The to_datetime()
function in Python's Pandas library is a versatile tool for converting various date and time formats into pandas DateTime objects. This capability is essential for data analysis, especially when dealing with time-series data where date and time manipulations are frequent operations. The function can handle a wide array of string formats and can also convert entire arrays or DataFrame columns to datetime.
In this article, you will learn how to leverage the to_datetime()
function effectively in various scenarios. Explore techniques for converting single strings, lists of strings, and Series objects to pandas DateTime objects. Understand different parameter settings that customize how dates and times are parsed, especially in cases of ambiguous formats or missing data.
Start with a simple date string.
Use to_datetime()
to convert it to a DateTime object.
import pandas as pd
date_str = '2023-01-01'
date_time_obj = pd.to_datetime(date_str)
print(date_time_obj)
This snippet transforms the string '2023-01-01'
into a DateTime object. The printed result shows the date with a default time set to 00:00:00
.
Handle a date string in a non-standard format.
Specify the format to ensure correct parsing.
date_str = '01-31-2023'
date_time_obj = pd.to_datetime(date_str, format='%m-%d-%Y')
print(date_time_obj)
By providing the format parameter (format='%m-%d-%Y'
), ensure that the parser interprets the date correctly, avoiding misinterpretation or errors.
Create a list containing date strings.
Utilize to_datetime()
to convert the entire list.
list_dates = ['2023-01-01', '2023-01-02', '2023-01-03']
datetime_objs = pd.to_datetime(list_dates)
print(datetime_objs)
This code converts each string in the list to a DateTime object, resulting in a DatetimeIndex object containing all the converted dates.
Convert a column in a DataFrame or a Series containing date strings to DateTime objects.
Apply to_datetime()
directly to the Series.
series_dates = pd.Series(['2023-01-01', '2023-02-01', '2023-03-01'])
datetime_objs = pd.to_datetime(series_dates)
print(datetime_objs)
Similar to converting a list, this snippet processes a pandas Series, turning each element into a DateTime object.

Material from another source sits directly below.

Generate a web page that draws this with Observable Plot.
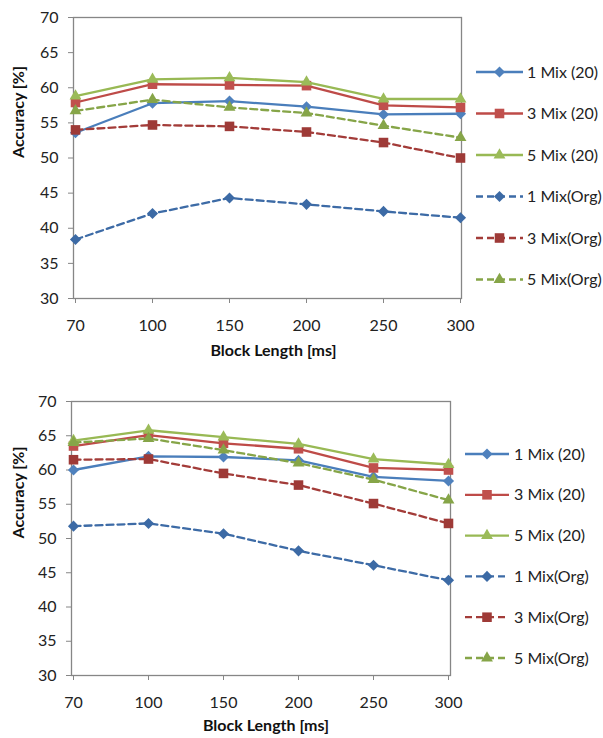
<!DOCTYPE html>
<html>
<head>
<meta charset="utf-8">
<script src="https://cdn.jsdelivr.net/npm/d3@7"></script>
<script src="https://cdn.jsdelivr.net/npm/@observablehq/plot@0.6"></script>
<style>
  html, body { margin: 0; padding: 0; background: #fff; }
  #wrap { position: relative; width: 603px; height: 738px; overflow: hidden; }
  #wrap svg { position: absolute; left: 0; }
</style>
</head>
<body>
<div id="wrap"></div>
<script>
// ---- data ----
const blockLengths = [70, 100, 150, 200, 250, 300];
const seriesNames = ["1 Mix (20)", "3 Mix (20)", "5 Mix (20)", "1 Mix(Org)", "3 Mix(Org)", "5 Mix(Org)"];
const yTicks = [30, 35, 40, 45, 50, 55, 60, 65, 70];

// top chart
const top1Mix20  = [53.6, 57.8, 58.1, 57.3, 56.2, 56.3];
const top3Mix20  = [57.9, 60.5, 60.4, 60.3, 57.5, 57.2];
const top5Mix20  = [58.8, 61.2, 61.4, 60.8, 58.4, 58.4];
const top1MixOrg = [38.4, 42.1, 44.3, 43.4, 42.4, 41.5];
const top3MixOrg = [54.0, 54.7, 54.5, 53.7, 52.2, 50.0];
const top5MixOrg = [56.7, 58.3, 57.2, 56.4, 54.6, 52.9];

// bottom chart
const bot1Mix20  = [60.0, 62.0, 61.9, 61.4, 59.0, 58.4];
const bot3Mix20  = [63.5, 65.1, 63.9, 63.1, 60.3, 60.0];
const bot5Mix20  = [64.3, 65.8, 64.8, 63.8, 61.6, 60.8];
const bot1MixOrg = [51.8, 52.2, 50.7, 48.2, 46.1, 43.9];
const bot3MixOrg = [61.5, 61.6, 59.5, 57.8, 55.1, 52.2];
const bot5MixOrg = [64.0, 64.6, 62.9, 61.0, 58.6, 55.6];

// ---- styles ----
const styles = [
  {line: "#4A7EBB", fill: "#4F81BD", dash: null,  symbol: "diamond2", r: 5.0},
  {line: "#BE4B48", fill: "#C0504D", dash: null,  symbol: "square",   r: 5.4},
  {line: "#98B954", fill: "#9BBB59", dash: null,  symbol: "triangle", r: 4.4},
  {line: "#3D6BA6", fill: "#3C6AA5", dash: "7,4", symbol: "diamond2", r: 5.0},
  {line: "#A33C39", fill: "#9E3A37", dash: "7,4", symbol: "square",   r: 5.4},
  {line: "#86A548", fill: "#86A548", dash: "7,4", symbol: "triangle", r: 4.4}
];
const d3sym = {diamond2: d3.symbolDiamond2, square: d3.symbolSquare, triangle: d3.symbolTriangle};
const FONT = "Lato, 'Open Sans', sans-serif";

function makeChart(seriesValues, cfg) {
  const marks = [
    Plot.axisY({ticks: yTicks, tickSize: 5, tickPadding: 10, label: null, stroke: "#868686", fill: "#222", fontSize: 16}),
    Plot.axisX({tickSize: 5, tickPadding: 16, label: null, stroke: "#868686", fill: "#222", fontSize: 16}),
    Plot.frame({stroke: "#868686", strokeWidth: 1.3})
  ];
  seriesValues.forEach((vals, i) => {
    const s = styles[i];
    const data = blockLengths.map((b, j) => ({x: b, y: vals[j]}));
    marks.push(Plot.line(data, {x: "x", y: "y", stroke: s.line, strokeWidth: 2.3, strokeDasharray: s.dash || undefined}));
    marks.push(Plot.dot(data, {x: "x", y: "y", symbol: () => s.symbol, r: s.r, fill: s.fill, stroke: "none"}));
  });
  marks.push(Plot.text(["Block Length [ms]"], {text: d => d, frameAnchor: "bottom", dy: cfg.xLabelDy, dx: cfg.xLabelDx, fontWeight: "bold", fontSize: 16, fill: "#111"}));
  marks.push(Plot.text(["Accuracy [%]"], {text: d => d, frameAnchor: "left", dx: cfg.yLabelDx, rotate: -90, fontWeight: "bold", fontSize: 16, fill: "#111"}));

  const svg = Plot.plot({
    width: 603,
    height: cfg.height,
    marginLeft: cfg.marginLeft,
    marginRight: cfg.marginRight,
    marginTop: cfg.marginTop,
    marginBottom: cfg.marginBottom,
    style: {fontFamily: FONT, fontSize: "16px", background: "transparent", overflow: "visible"},
    x: {type: "point", domain: blockLengths, padding: 0},
    y: {domain: [30, 70]},
    marks
  });

  // legend
  const g = d3.select(svg).append("g").attr("class", "legend").attr("text-anchor", "start");
  seriesNames.forEach((name, i) => {
    const s = styles[i];
    const y = cfg.legY0 + i * cfg.legStep;
    g.append("line")
      .attr("x1", cfg.legX1).attr("x2", cfg.legX2).attr("y1", y).attr("y2", y)
      .attr("stroke", s.line).attr("stroke-width", 2.3)
      .attr("stroke-dasharray", s.dash);
    g.append("path")
      .attr("d", d3.symbol(d3sym[s.symbol], s.r * s.r * Math.PI)())
      .attr("transform", `translate(${(cfg.legX1 + cfg.legX2) / 2},${y})`)
      .attr("fill", s.fill);
    g.append("text")
      .attr("x", cfg.legTextX).attr("y", y).attr("dy", "0.35em")
      .attr("text-anchor", "start")
      .attr("font-family", FONT)
      .attr("font-size", 16).attr("fill", "#222")
      .text(name);
  });
  return svg;
}

const wrap = document.getElementById("wrap");

const svgTop = makeChart(
  [top1Mix20, top3Mix20, top5Mix20, top1MixOrg, top3MixOrg, top5MixOrg],
  {height: 369, marginLeft: 73, marginRight: 142, marginTop: 17, marginBottom: 71,
   xLabelDy: 57, xLabelDx: 6, yLabelDx: -55,
   legY0: 72, legStep: 41.5, legX1: 476, legX2: 523, legTextX: 527}
);
svgTop.style.top = "0px";
wrap.appendChild(svgTop);

const svgBot = makeChart(
  [bot1Mix20, bot3Mix20, bot5Mix20, bot1MixOrg, bot3MixOrg, bot5MixOrg],
  {height: 369, marginLeft: 71, marginRight: 153, marginTop: 32, marginBottom: 63,
   xLabelDy: 55, xLabelDx: 5, yLabelDx: -53,
   legY0: 85, legStep: 40.8, legX1: 465, legX2: 509, legTextX: 514}
);
svgBot.style.top = "369px";
wrap.appendChild(svgBot);
</script>
</body>
</html>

Address ambiguous date formats where day and month could be confused.
Use the dayfirst
parameter to clarify the order.
ambiguous_date = '01-02-2023' # Could be Jan 2 or Feb 1
date_time_obj = pd.to_datetime(ambiguous_date, dayfirst=True)
print(date_time_obj)
Setting dayfirst=True
instructs pandas to interpret the first part of the date as the day, making the parsing unambiguous.
Manage datasets with missing or faulty date entries effectively.
Utilize the errors
parameter to control the output upon encountering bad data.
faulty_dates = ['2023-01-01', 'not a date', '2023-01-02']
datetime_objs = pd.to_datetime(faulty_dates, errors='coerce')
print(datetime_objs)
Using errors='coerce'
turns any problematic entries into NaT
(Not a Time), ensuring the continuity of data processing without interruptions from parsing errors.
The to_datetime()
function in pandas is a powerful and flexible tool for converting strings, lists, or Series to DateTime objects, facilitating the manipulation and analysis of time-series data. Understand and apply this function in various contexts, from simple string conversions to handling ambiguous formats and missing data points. By utilizing the techniques discussed, you streamline data pre-processing tasks and enhance the robustness and accuracy of your data analysis workflows.